May 17, 2004 20:15
so today was quite a day. The Jazz Band people were gone, which was sad. I didn't get to see steve today as a result. No Cody or Alicia either. which sucked.
today I kinda just said screw it and talked to Jason. I'm so glad he's okay and well, alive. The fact that he could've been killed and it would have been my parents fault if I'd never got to say goodbye really frustrates me. Both of them asked whether I saw him today and how he was. I answered their questions simply...and they dropped it. It's like their blind to the fact that I'm miserable right now. I gave Jason my Virgin Mary medal to keep him safe. If this is what's best for me, then why am I so unhappy?
Prom was awesome...better than everyone had said it was going to be. Steve was an awesome date. :)
I looked for some info on Puerto Plata for our little project in spanish. Then I got offline and wrote a really nice poem. Nice in the fact that it could be considered fairly decent...but it was extremely sad.

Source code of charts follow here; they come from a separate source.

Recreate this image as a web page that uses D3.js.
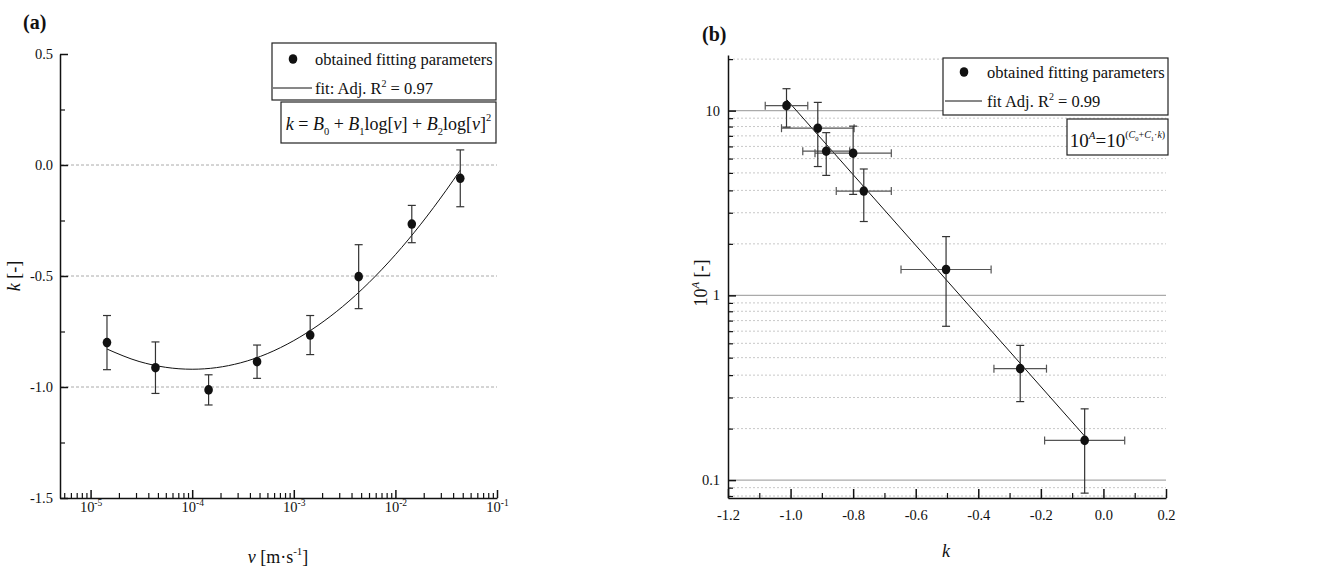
<!DOCTYPE html>
<html lang="en">
<head>
<meta charset="UTF-8">
<title>Fitting parameters k and 10^A</title>
<script src="https://d3js.org/d3.v7.min.js"></script>
<style>
  body { margin: 0; background: #fff; }
  svg { display: block; font-family: 'Liberation Serif', 'Times New Roman', serif; fill: #111; }
  .axis path, .axis line { stroke: #111; stroke-width: 1.5; }
  .axis.minor line { stroke-width: 1.2; }
  .axis text { font-family: 'Liberation Serif', 'Times New Roman', serif; font-size: 14.5px; fill: #111; }
  .legend-text { font-size: 16.5px; }
  .axis-title { font-size: 18px; }
  .panel-label { font-size: 20px; font-weight: bold; }
</style>
</head>
<body>
<svg id="chart" width="1318" height="571"></svg>
<script>
// ---- panel (a): k vs v ----
const velocity = [1.45e-5, 4.35e-5, 1.45e-4, 4.35e-4, 1.45e-3, 4.35e-3, 1.45e-2, 4.35e-2];
const kValues  = [-0.80, -0.913, -1.013, -0.886, -0.766, -0.503, -0.266, -0.06];
const kErrors  = [0.122, 0.116, 0.068, 0.075, 0.088, 0.144, 0.084, 0.128];
// fit curve
const fitVelocity = [1.45e-5, 3e-5, 1e-4, 3e-4, 1e-3, 3e-3, 1e-2, 3.16e-2, 4.35e-2];
const fitK        = [-0.829, -0.885, -0.92, -0.891, -0.791, -0.639, -0.404, -0.114, -0.023];
const kTicks      = [0.5, 0.0, -0.5, -1.0, -1.5];
const kTickLabels = ["0.5", "0.0", "-0.5", "-1.0", "-1.5"];
const kMinorTicks = [0.25, -0.25, -0.75, -1.25];
const kGrid       = [0.0, -0.5, -1.0];
const vTicks      = [1e-5, 1e-4, 1e-3, 1e-2, 1e-1];
const vTickExp    = ["-5", "-4", "-3", "-2", "-1"];
const vMinorSteps = [1.9, 2.8, 3.7, 4.6, 5.5, 6.4, 7.3, 8.2, 9.1];
const vDecades    = [1e-6, 1e-5, 1e-4, 1e-3, 1e-2];

// ---- panel (b): 10^A vs k ----
const a10Values = [5.88, 8.03, 10.64, 6.03, 3.67, 1.38, 0.401, 0.164];
const a10Errors = [2.36, 3.05, 2.5, 1.57, 1.16, 0.70, 0.135, 0.079];
const fitLineK  = [-1.013, -0.06];
const fitLineA  = [11.5, 0.173];
const kAxisTicks      = [-1.2, -1.0, -0.8, -0.6, -0.4, -0.2, 0.0, 0.2];
const kAxisTickLabels = ["-1.2", "-1.0", "-0.8", "-0.6", "-0.4", "-0.2", "0.0", "0.2"];
const kAxisMinor      = [-1.1, -0.9, -0.7, -0.5, -0.3, -0.1, 0.1];
const a10Ticks      = [0.1, 1, 10];
const a10TickLabels = ["0.1", "1", "10"];
const a10Minor = [0.082, 0.091, 0.19, 0.28, 0.37, 0.46, 0.55, 0.64, 0.73, 0.82, 0.91,
                  1.9, 2.8, 3.7, 4.6, 5.5, 6.4, 7.3, 8.2, 9.1, 19];

const svg = d3.select("#chart");

// writes text made of pieces with their own style and baseline offset
function richText(sel, parts, size) {
    let cur = 0;
    parts.forEach(p => {
        const off = p.off || 0;
        const t = sel.append("tspan")
            .attr("dy", off - cur)
            .style("font-size", (p.size || size) + "px")
            .text(p.t);
        if (p.i) t.style("font-style", "italic");
        cur = off;
    });
    return sel;
}

function cleanAxis(g) {
    g.attr("font-size", null).attr("font-family", null);
}

function errorBarV(g, x, y0, y1, cap) {
    g.append("line").attr("x1", x).attr("x2", x).attr("y1", y0).attr("y2", y1);
    g.append("line").attr("x1", x - cap).attr("x2", x + cap).attr("y1", y0).attr("y2", y0);
    g.append("line").attr("x1", x - cap).attr("x2", x + cap).attr("y1", y1).attr("y2", y1);
}
function errorBarH(g, y, x0, x1, cap) {
    g.append("line").attr("x1", x0).attr("x2", x1).attr("y1", y).attr("y2", y);
    g.append("line").attr("x1", x0).attr("x2", x0).attr("y1", y - cap).attr("y2", y + cap);
    g.append("line").attr("x1", x1).attr("x2", x1).attr("y1", y - cap).attr("y2", y + cap);
}

// ================= panel (a) =================
const xA = d3.scaleLog().domain([5e-6, 0.1]).range([60, 497]);
const yA = d3.scaleLinear().domain([-1.5, 0.5]).range([498, 54]);

svg.selectAll(".gridA").data(kGrid).enter().append("line")
    .attr("x1", 61).attr("x2", 497)
    .attr("y1", d => yA(d)).attr("y2", d => yA(d))
    .attr("stroke", "#aaa").attr("stroke-dasharray", "3,2").attr("stroke-width", 1);

// y axis
svg.append("g").attr("class", "axis").attr("transform", "translate(60,0)")
    .call(d3.axisLeft(yA).tickValues(kTicks).tickSize(-8).tickSizeOuter(0).tickPadding(7)
        .tickFormat((d, i) => kTickLabels[i]))
    .call(cleanAxis);
svg.append("g").attr("class", "axis minor").attr("transform", "translate(60,0)")
    .call(d3.axisLeft(yA).tickValues(kMinorTicks).tickSize(-5).tickFormat(""))
    .call(g => g.select(".domain").remove());

// x axis
const vMinor = [];
vDecades.forEach(d => vMinorSteps.forEach(m => {
    const v = d * m;
    if (v >= 5e-6 && v <= 0.1) vMinor.push(v);
}));
const xAxisA = svg.append("g").attr("class", "axis").attr("transform", "translate(0,498)")
    .call(d3.axisBottom(xA).tickValues(vTicks).tickSize(-8).tickSizeOuter(0).tickPadding(14)
        .tickFormat(""))
    .call(cleanAxis);
xAxisA.selectAll(".tick text").each(function (d, i) {
    richText(d3.select(this), [{ t: "10" }, { t: vTickExp[i], size: 9.5, off: -6 }], 14.5);
});
svg.append("g").attr("class", "axis minor").attr("transform", "translate(0,498)")
    .call(d3.axisBottom(xA).tickValues(vMinor).tickSize(-5).tickFormat(""))
    .call(g => g.select(".domain").remove());

// fit curve
const fitDataA = fitVelocity.map((v, i) => ({ v, k: fitK[i] }));
svg.append("path").datum(fitDataA)
    .attr("fill", "none").attr("stroke", "#111").attr("stroke-width", 1)
    .attr("d", d3.line().x(d => xA(d.v)).y(d => yA(d.k)).curve(d3.curveMonotoneX));

// error bars + points
const dataA = velocity.map((v, i) => ({ v, k: kValues[i], e: kErrors[i] }));
const errA = svg.append("g").attr("stroke", "#333").attr("stroke-width", 1.2);
dataA.forEach(d => errorBarV(errA, xA(d.v), yA(d.k + d.e), yA(d.k - d.e), 4));
svg.selectAll(".ptA").data(dataA).enter().append("ellipse")
    .attr("cx", d => xA(d.v)).attr("cy", d => yA(d.k))
    .attr("rx", 4.3).attr("ry", 4.8).attr("fill", "#111");

// legend (a)
svg.append("rect").attr("x", 272).attr("y", 43).attr("width", 224).attr("height", 57)
    .attr("fill", "#fff").attr("stroke", "#222").attr("stroke-width", 1.2);
svg.append("ellipse").attr("cx", 293).attr("cy", 59).attr("rx", 4.3).attr("ry", 4.8).attr("fill", "#111");
svg.append("text").attr("class", "legend-text").attr("x", 315).attr("y", 65)
    .text("obtained fitting parameters");
svg.append("line").attr("x1", 273).attr("x2", 312).attr("y1", 88).attr("y2", 88)
    .attr("stroke", "#111").attr("stroke-width", 1);
richText(svg.append("text").attr("class", "legend-text").attr("x", 315).attr("y", 94),
    [{ t: "fit: Adj. R" }, { t: "2", size: 10, off: -7 }, { t: " = 0.97" }], 16.5);

svg.append("rect").attr("x", 281).attr("y", 102).attr("width", 215).attr("height", 41)
    .attr("fill", "#fff").attr("stroke", "#222").attr("stroke-width", 1.2);
richText(svg.append("text").attr("x", 388.5).attr("y", 130).attr("text-anchor", "middle"), [
    { t: "k", i: true }, { t: " = " }, { t: "B", i: true }, { t: "0", size: 10.5, off: 5 },
    { t: " + " }, { t: "B", i: true }, { t: "1", size: 10.5, off: 5 }, { t: "log[" },
    { t: "v", i: true }, { t: "] + " }, { t: "B", i: true }, { t: "2", size: 10.5, off: 5 },
    { t: "log[" }, { t: "v", i: true }, { t: "]" }, { t: "2", size: 10.5, off: -9 }
], 18);

// titles (a)
svg.append("text").attr("class", "panel-label").attr("x", 23).attr("y", 29).text("(a)");
richText(svg.append("text").attr("class", "axis-title").attr("text-anchor", "middle")
        .attr("transform", "translate(20,276) rotate(-90)"),
    [{ t: "k", i: true }, { t: " [-]" }], 18);
richText(svg.append("text").attr("class", "axis-title").attr("text-anchor", "middle")
        .attr("x", 278).attr("y", 563),
    [{ t: "v", i: true }, { t: " [m·s" }, { t: "-1", size: 11, off: -8 }, { t: "]" }], 18);

// ================= panel (b) =================
const xB = d3.scaleLinear().domain([-1.2, 0.2]).range([728, 1166]);
const yB = d3.scaleLog().domain([0.08, 20]).range([498, 55]);

svg.selectAll(".gridBminor").data(a10Minor).enter().append("line")
    .attr("x1", 729).attr("x2", 1166)
    .attr("y1", d => yB(d)).attr("y2", d => yB(d))
    .attr("stroke", "#c8c8c8").attr("stroke-dasharray", "2,2").attr("stroke-width", 1);
svg.selectAll(".gridBmajor").data(a10Ticks).enter().append("line")
    .attr("x1", 729).attr("x2", 1166)
    .attr("y1", d => yB(d)).attr("y2", d => yB(d))
    .attr("stroke", "#aaa").attr("stroke-width", 1.2);

svg.append("g").attr("class", "axis").attr("transform", "translate(728,0)")
    .call(d3.axisLeft(yB).tickValues(a10Ticks).tickSize(-8).tickSizeOuter(0).tickPadding(8)
        .tickFormat((d, i) => a10TickLabels[i]))
    .call(cleanAxis);
svg.append("g").attr("class", "axis minor").attr("transform", "translate(728,0)")
    .call(d3.axisLeft(yB).tickValues(a10Minor).tickSize(-5).tickFormat(""))
    .call(g => g.select(".domain").remove());

svg.append("g").attr("class", "axis").attr("transform", "translate(0,498)")
    .call(d3.axisBottom(xB).tickValues(kAxisTicks).tickSize(-9).tickSizeOuter(0).tickPadding(12)
        .tickFormat((d, i) => kAxisTickLabels[i]))
    .call(cleanAxis);
svg.append("g").attr("class", "axis minor").attr("transform", "translate(0,498)")
    .call(d3.axisBottom(xB).tickValues(kAxisMinor).tickSize(-5).tickFormat(""))
    .call(g => g.select(".domain").remove());

// fit line
const fitDataB = fitLineK.map((k, i) => ({ k, a: fitLineA[i] }));
svg.append("path").datum(fitDataB)
    .attr("fill", "none").attr("stroke", "#111").attr("stroke-width", 1)
    .attr("d", d3.line().x(d => xB(d.k)).y(d => yB(d.a)));

const dataB = kValues.map((k, i) => ({ k, ke: kErrors[i], a: a10Values[i], ae: a10Errors[i] }));
const errBh = svg.append("g").attr("stroke", "#555").attr("stroke-width", 1.2);
dataB.forEach(d => errorBarH(errBh, yB(d.a), xB(d.k - d.ke), xB(d.k + d.ke), 4));
const errBv = svg.append("g").attr("stroke", "#333").attr("stroke-width", 1.2);
dataB.forEach(d => errorBarV(errBv, xB(d.k), yB(d.a + d.ae), yB(d.a - d.ae), 4));
svg.selectAll(".ptB").data(dataB).enter().append("ellipse")
    .attr("cx", d => xB(d.k)).attr("cy", d => yB(d.a))
    .attr("rx", 4.3).attr("ry", 4.8).attr("fill", "#111");

// legend (b)
svg.append("rect").attr("x", 943).attr("y", 58).attr("width", 225).attr("height", 57)
    .attr("fill", "#fff").attr("stroke", "#222").attr("stroke-width", 1.2);
svg.append("ellipse").attr("cx", 964).attr("cy", 72).attr("rx", 4.3).attr("ry", 4.8).attr("fill", "#111");
svg.append("text").attr("class", "legend-text").attr("x", 987).attr("y", 78)
    .text("obtained fitting parameters");
svg.append("line").attr("x1", 945).attr("x2", 982).attr("y1", 101).attr("y2", 101)
    .attr("stroke", "#111").attr("stroke-width", 1);
richText(svg.append("text").attr("class", "legend-text").attr("x", 987).attr("y", 107),
    [{ t: "fit Adj. R" }, { t: "2", size: 10, off: -7 }, { t: " = 0.99" }], 16.5);

svg.append("rect").attr("x", 1067).attr("y", 119).attr("width", 101).attr("height", 36)
    .attr("fill", "#fff").attr("stroke", "#222").attr("stroke-width", 1.2);
richText(svg.append("text").attr("x", 1117.5).attr("y", 147).attr("text-anchor", "middle"), [
    { t: "10" }, { t: "A", i: true, size: 11, off: -8 }, { t: "=10" },
    { t: "(", size: 10, off: -9 }, { t: "C", i: true, size: 10, off: -9 }, { t: "0", size: 6.5, off: -6 },
    { t: "+", size: 10, off: -9 }, { t: "C", i: true, size: 10, off: -9 }, { t: "1", size: 6.5, off: -6 },
    { t: "·", size: 10, off: -9 }, { t: "k", i: true, size: 10, off: -9 }, { t: ")", size: 10, off: -9 }
], 19);

// titles (b)
svg.append("text").attr("class", "panel-label").attr("x", 702).attr("y", 41).text("(b)");
richText(svg.append("text").attr("class", "axis-title").attr("text-anchor", "middle")
        .attr("transform", "translate(707,283) rotate(-90)"),
    [{ t: "10" }, { t: "A", i: true, size: 11, off: -8 }, { t: " [-]" }], 18);
richText(svg.append("text").attr("class", "axis-title").attr("text-anchor", "middle")
        .attr("x", 946).attr("y", 557),
    [{ t: "k", i: true }], 18);
</script>
</body>
</html>
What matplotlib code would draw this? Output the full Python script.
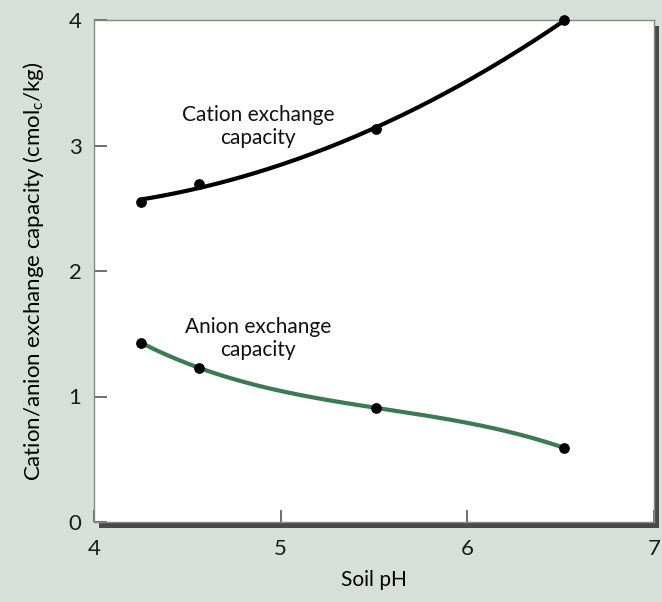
import numpy as np
import matplotlib
matplotlib.use("Agg")
import matplotlib.pyplot as plt

plt.rcParams['font.family'] = ['Lato', 'DejaVu Sans']

# soil pH readings
ph = [4.25, 4.56, 5.51, 6.52]
# cation exchange capacity (cmolc/kg)
cec = [2.55, 2.69, 3.13, 4.0]
# anion exchange capacity (cmolc/kg)
aec = [1.43, 1.23, 0.91, 0.59]

bg = '#d6e0d8'
fig = plt.figure(figsize=(6.62, 6.02), dpi=100, facecolor=bg)
l, b, w, h = 94/662, 80/602, 560/662, 502/602

# drop shadow behind the white box
shadow = fig.add_axes([l + 5/662, b - 6/602, w, h], zorder=0)
shadow.set_facecolor('#4a4a4a')
shadow.set_xticks([])
shadow.set_yticks([])
for s in shadow.spines.values():
    s.set_visible(False)

ax = fig.add_axes([l, b, w, h], zorder=1)

# smooth trend curves through the points
xs = np.linspace(ph[0], ph[-1], 200)
c1 = np.polyfit(ph, cec, 2)
c2 = np.polyfit(ph, aec, 3)
ax.plot(xs, np.polyval(c1, xs), color='black', lw=3, solid_capstyle='round', zorder=2)
ax.plot(xs, np.polyval(c2, xs), color='#3c7a52', lw=3, solid_capstyle='round', zorder=2)
ax.scatter(ph, cec, s=45, color='black', zorder=3, clip_on=False)
ax.scatter(ph, aec, s=45, color='black', zorder=3, clip_on=False)

ax.text(4.88, 3.15, 'Cation exchange\ncapacity', ha='center', va='center',
        fontsize=15, linespacing=1.2, color='#111111')
ax.text(4.88, 1.46, 'Anion exchange\ncapacity', ha='center', va='center',
        fontsize=15, linespacing=1.2, color='#111111')

ax.set_xlim(4, 7)
ax.set_ylim(0, 4)
ax.set_xticks([4, 5, 6, 7])
ax.set_yticks([0, 1, 2, 3, 4])
ax.tick_params(axis='both', direction='in', length=9, width=1.2, color='#555555',
               labelsize=16, labelcolor='#1a1a1a')
ax.tick_params(axis='x', pad=12)
ax.tick_params(axis='y', pad=9)
for s in ax.spines.values():
    s.set_color('#888888')
    s.set_linewidth(1)

ax.set_xlabel('Soil pH', fontsize=15, labelpad=8)
ax.set_ylabel('Cation/anion exchange capacity (cmol$_\\mathregular{c}$/kg)', fontsize=16, labelpad=16)

fig.savefig('out.png', dpi=100, facecolor=bg)
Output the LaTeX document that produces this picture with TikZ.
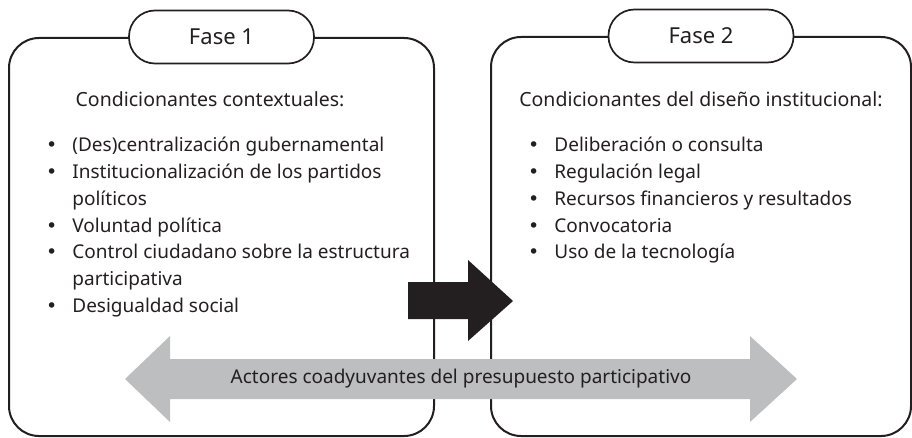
\documentclass[tikz,border=0pt]{standalone}
\usepackage{fontspec}
\setmainfont{Noto Sans}
\newfontfamily\simbolos{DejaVu Sans}
\usetikzlibrary{positioning}
\definecolor{tinta}{HTML}{231F20}
\definecolor{grisflecha}{HTML}{BCBEC0}
\newcommand{\vineta}{{\simbolos •}}

\begin{document}
\begin{tikzpicture}[x=1pt,y=-1pt]
	\tikzstyle{fase} = [rectangle, draw=tinta, line width=2pt, rounded corners=30pt, inner sep=0pt, anchor=north west];
	\tikzstyle{titulo} = [rectangle, draw=tinta, line width=1.7pt, fill=white, rounded corners=26pt, minimum width=185pt, minimum height=53pt, font=\fontsize{22}{26}\selectfont, text=tinta];
	\tikzstyle{encabezado} = [font=\fontsize{19.5}{24}\selectfont, text=tinta, inner sep=0pt, anchor=base];
	\tikzstyle{lista} = [font=\fontsize{19}{26.7}\selectfont, text=tinta, inner sep=0pt, anchor=base west];
	\useasboundingbox (0,0) rectangle (912,438);

	% marcos de las dos fases
	\draw node [fase, minimum width=425pt, minimum height=398pt] at (8,37) (caja1){};
	\draw node [fase, minimum width=420pt, minimum height=399pt] at (490,36) (caja2){};
	\draw node [titulo] at (caja1.north) (fase1){Fase 1};
	\draw node [titulo] at (caja2.north) (fase2){Fase 2};

	\draw node [encabezado] at (210,107) (cond1){Condicionantes contextuales:};
	\draw node [encabezado] at (701,107) (cond2){Condicionantes del diseño institucional:};

	\draw node [lista] at (46,152) (lista1){\begin{tabular}[t]{@{}l@{\hspace{15pt}}l@{}}
		\vineta & (Des)centralización gubernamental\\
		\vineta & Institucionalización de los partidos\\
		& políticos\\
		\vineta & Voluntad política\\
		\vineta & Control ciudadano sobre la estructura\\
		& participativa\\
		\vineta & Desigualdad social
	\end{tabular}};
	\draw node [lista] at (528,152) (lista2){\begin{tabular}[t]{@{}l@{\hspace{15pt}}l@{}}
		\vineta & Deliberación o consulta\\
		\vineta & Regulación legal\\
		\vineta & Recursos financieros y resultados\\
		\vineta & Convocatoria\\
		\vineta & Uso de la tecnología
	\end{tabular}};

	% flecha entre fases
	\fill [tinta] (408,282) -- (468,282) -- (468,260) -- (513,301) -- (468,341) -- (468,319) -- (408,319) -- cycle;

	% actores
	\fill [grisflecha] (125,379) -- (170,336) -- (170,359) -- (750,359) -- (750,336) -- (797,379) -- (750,422) -- (750,399) -- (170,399) -- (170,422) -- cycle;
	\draw node [encabezado, anchor=center, font=\fontsize{19}{22}\selectfont] at (461,379) (actores){Actores coadyuvantes del presupuesto participativo};
\end{tikzpicture}
\end{document}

Listening to music is really helping me as usual. It's the only way I can escape these barriers and feel like there's hope for us. I love him. Which makes things harder.
Rach had a really odd away message. I honestly do not trust her worth anything. I suspect she still likes Jason. which is understandable. Cause well, I'm in love with the boy. I just have never been one to trust liars and back stabbers. But thats just me.
Physics was crazy as usual. Joe used my eraser, and Miked looked at my diagram for question five. We figured out our problem just before the bell rang. I was so proud of us...lol.
In first period mr. h probably thought I was going to maime trevor. You see, trevor decide on friday that it would be cool to steal my history book and leave it in the choral room. I didn't see it. I left at 11:30, not knowing where my book was. I couldn't finish my homework. I expained to mr. h, but still lost points. I seriously thought that I was going to chew him out. I just informed him that I was not happy and that he was a jerk and needed to grow up.
wow...I'm really sleepy and hungry. I think I'm going to go and get something to eat.